— What is required —
Output every line of the material exactly, omitting images.

— Data section —
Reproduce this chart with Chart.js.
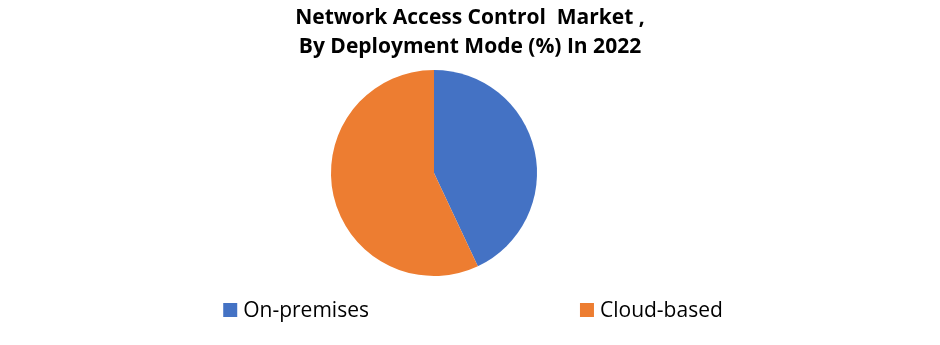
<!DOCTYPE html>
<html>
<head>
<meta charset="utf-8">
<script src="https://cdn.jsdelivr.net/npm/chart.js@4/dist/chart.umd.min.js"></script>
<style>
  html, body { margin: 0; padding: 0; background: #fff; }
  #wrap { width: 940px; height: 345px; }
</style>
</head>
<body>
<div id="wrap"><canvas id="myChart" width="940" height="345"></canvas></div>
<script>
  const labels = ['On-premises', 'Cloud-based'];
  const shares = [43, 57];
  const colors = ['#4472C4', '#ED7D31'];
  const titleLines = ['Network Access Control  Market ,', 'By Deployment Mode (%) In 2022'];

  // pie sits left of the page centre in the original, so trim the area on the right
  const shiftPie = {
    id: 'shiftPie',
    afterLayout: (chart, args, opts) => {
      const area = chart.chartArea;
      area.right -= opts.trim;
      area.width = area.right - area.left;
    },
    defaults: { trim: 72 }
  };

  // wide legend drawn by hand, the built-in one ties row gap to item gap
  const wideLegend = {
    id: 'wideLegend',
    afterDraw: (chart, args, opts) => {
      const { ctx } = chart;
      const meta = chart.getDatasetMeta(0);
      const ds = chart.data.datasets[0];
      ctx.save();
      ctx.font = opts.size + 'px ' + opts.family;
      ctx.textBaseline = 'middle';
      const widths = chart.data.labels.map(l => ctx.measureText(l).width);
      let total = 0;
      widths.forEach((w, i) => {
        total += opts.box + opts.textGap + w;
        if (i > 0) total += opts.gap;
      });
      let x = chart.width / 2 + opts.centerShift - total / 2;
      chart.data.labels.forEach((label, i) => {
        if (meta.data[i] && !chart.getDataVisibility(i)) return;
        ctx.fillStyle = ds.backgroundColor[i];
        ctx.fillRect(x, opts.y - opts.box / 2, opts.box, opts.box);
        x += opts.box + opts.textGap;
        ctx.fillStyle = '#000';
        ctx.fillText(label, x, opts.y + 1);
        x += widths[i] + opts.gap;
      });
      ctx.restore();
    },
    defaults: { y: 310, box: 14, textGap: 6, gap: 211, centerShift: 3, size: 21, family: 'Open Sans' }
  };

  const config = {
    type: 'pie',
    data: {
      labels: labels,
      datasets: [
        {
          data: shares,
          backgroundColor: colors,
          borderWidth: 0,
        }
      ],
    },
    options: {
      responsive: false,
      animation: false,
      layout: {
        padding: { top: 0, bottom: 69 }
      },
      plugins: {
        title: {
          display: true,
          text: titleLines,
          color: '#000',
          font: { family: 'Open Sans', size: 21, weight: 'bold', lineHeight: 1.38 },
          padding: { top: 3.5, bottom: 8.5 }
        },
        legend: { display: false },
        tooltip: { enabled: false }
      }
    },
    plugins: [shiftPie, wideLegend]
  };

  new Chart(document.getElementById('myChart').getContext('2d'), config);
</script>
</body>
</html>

— Result below —
Reproduce this chart with Chart.js.
<!DOCTYPE html>
<html>
<head>
<meta charset="utf-8">
<script src="https://cdn.jsdelivr.net/npm/chart.js@4/dist/chart.umd.min.js"></script>
<style>
  html, body { margin: 0; padding: 0; background: #fff; }
  #wrap { width: 940px; height: 345px; }
</style>
</head>
<body>
<div id="wrap"><canvas id="myChart" width="940" height="345"></canvas></div>
<script>
  const labels = ['On-premises', 'Cloud-based'];
  const shares = [43, 57];
  const colors = ['#4472C4', '#ED7D31'];
  const titleLines = ['Network Access Control  Market ,', 'By Deployment Mode (%) In 2022'];

  // pie sits left of the page centre in the original, so trim the area on the right
  const shiftPie = {
    id: 'shiftPie',
    afterLayout: (chart, args, opts) => {
      const area = chart.chartArea;
      area.right -= opts.trim;
      area.width = area.right - area.left;
    },
    defaults: { trim: 72 }
  };

  // wide legend drawn by hand, the built-in one ties row gap to item gap
  const wideLegend = {
    id: 'wideLegend',
    afterDraw: (chart, args, opts) => {
      const { ctx } = chart;
      const meta = chart.getDatasetMeta(0);
      const ds = chart.data.datasets[0];
      ctx.save();
      ctx.font = opts.size + 'px ' + opts.family;
      ctx.textBaseline = 'middle';
      const widths = chart.data.labels.map(l => ctx.measureText(l).width);
      let total = 0;
      widths.forEach((w, i) => {
        total += opts.box + opts.textGap + w;
        if (i > 0) total += opts.gap;
      });
      let x = chart.width / 2 + opts.centerShift - total / 2;
      chart.data.labels.forEach((label, i) => {
        if (meta.data[i] && !chart.getDataVisibility(i)) return;
        ctx.fillStyle = ds.backgroundColor[i];
        ctx.fillRect(x, opts.y - opts.box / 2, opts.box, opts.box);
        x += opts.box + opts.textGap;
        ctx.fillStyle = '#000';
        ctx.fillText(label, x, opts.y + 1);
        x += widths[i] + opts.gap;
      });
      ctx.restore();
    },
    defaults: { y: 310, box: 14, textGap: 6, gap: 211, centerShift: 3, size: 21, family: 'Open Sans' }
  };

  const config = {
    type: 'pie',
    data: {
      labels: labels,
      datasets: [
        {
          data: shares,
          backgroundColor: colors,
          borderWidth: 0,
        }
      ],
    },
    options: {
      responsive: false,
      animation: false,
      layout: {
        padding: { top: 0, bottom: 69 }
      },
      plugins: {
        title: {
          display: true,
          text: titleLines,
          color: '#000',
          font: { family: 'Open Sans', size: 21, weight: 'bold', lineHeight: 1.38 },
          padding: { top: 3.5, bottom: 8.5 }
        },
        legend: { display: false },
        tooltip: { enabled: false }
      }
    },
    plugins: [shiftPie, wideLegend]
  };

  new Chart(document.getElementById('myChart').getContext('2d'), config);
</script>
</body>
</html>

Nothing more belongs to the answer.